BECAUSE of what came soon after, Meath's amazing capitulation to Wexford at Dr Cullen Park in 2008 is often forgotten amongst Royal enthusiasts; it's certainly pushed deeper into that dark corner of the psyche where recollection dares not venture.

But the figures are both damning and spectacular. The match – a Leinster SFC quarter-final – wasn't live on TV but was available for streaming from RTé and by the time Wexford had scaled their Everest, the site had crashed through sheer volume of viewers.

Colm Coyle's team went 10 points up at half-time, opening Wexford up for fun, plundering goals through Stephen Bray and Graham Geraghty, and were it not for the perseverance of Wexford 'keeper Anthony Masterson and some less-than-fine finishing from Bray, Joe Sheridan and Cian Ward, the gap might easily have been closer to 15.

Wexford forward Redmond Barry remembers it in somewhat colourful terms. "Yeah, 10 down and it was just one of those things, the thing you hope happens every day where everything goes f****ng to plan.

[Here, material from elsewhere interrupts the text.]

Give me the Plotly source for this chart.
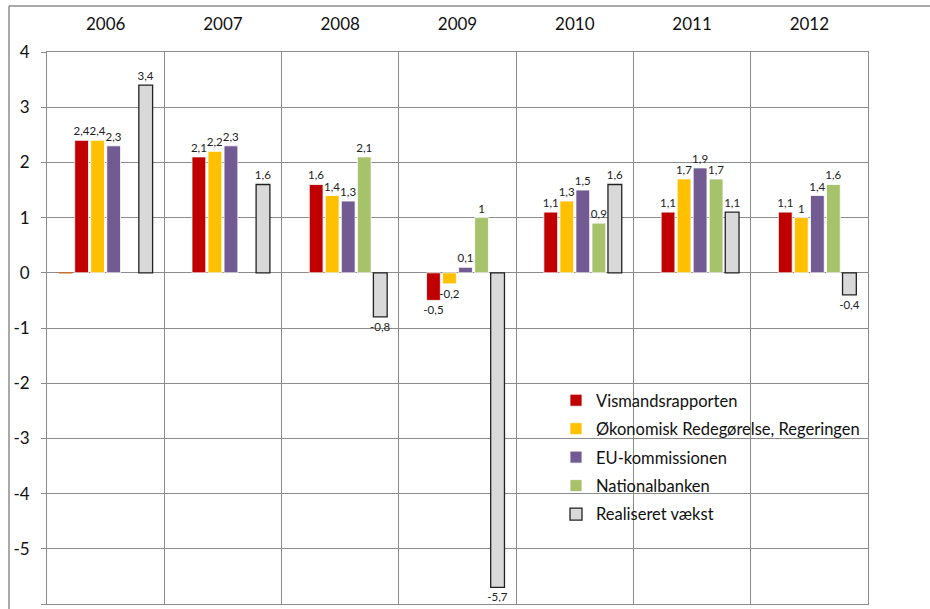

"That's what happened in the last 10 minutes, nothing could go wrong. We were kicking scores from everywhere, we were winning every ball that was kicked out. The pressure came on them too when they had their scoring chances. Because we were on such a roll and they were maybe missing ones that they had put over earlier in the game. It's the level of performance you try and strive for but it only happens rarely."

SHOCK

Paddy Gilsenan was on the Meath minor team that year but remembers the day, the aftermath and the shock of it all rather than the match itself. "I was listening to it on the radio but I wasn't there," he explains. "I listened to the first-half on the radio and said, 'ah, I'll tip off here and do something, that's fine'. But they came back and I remember when I heard that Meath lost, I couldn't believe it."

After 52 minutes, the chasm still stood as wide as 10, the likelihood of anything other than a Meath romp looked highly remote. "We had a goal disallowed," recalls Joe Sheridan. "If we had got that, we would have gone eight or nine points up at one stage in the second half and it probably would have killed the game. We were 10 points up at half-time, we should never have lost it."

Barry kicked Wexford's first goal with 18 to play, a doubt-sower. Eight minutes later, PJ Banville cut the lead to three with 10 to play.

"Matty Forde kicked a point in the last minute from about 55 metres out," says Sheridan. "You could just see the life sucked out of us. When things happen like that, it's just not meant to be your day. You just have to move on from it."

Which, darkly for Meath, didn't even rank as their worst defeat of that weird year – Coyle's last as manager. His team went to Limerick and lost by nine points which, even in the wild oscillations of Royal fortunes this past decade, must rank alone as the lowest of the low. "That," Sheridan agrees, "was probably the worst one."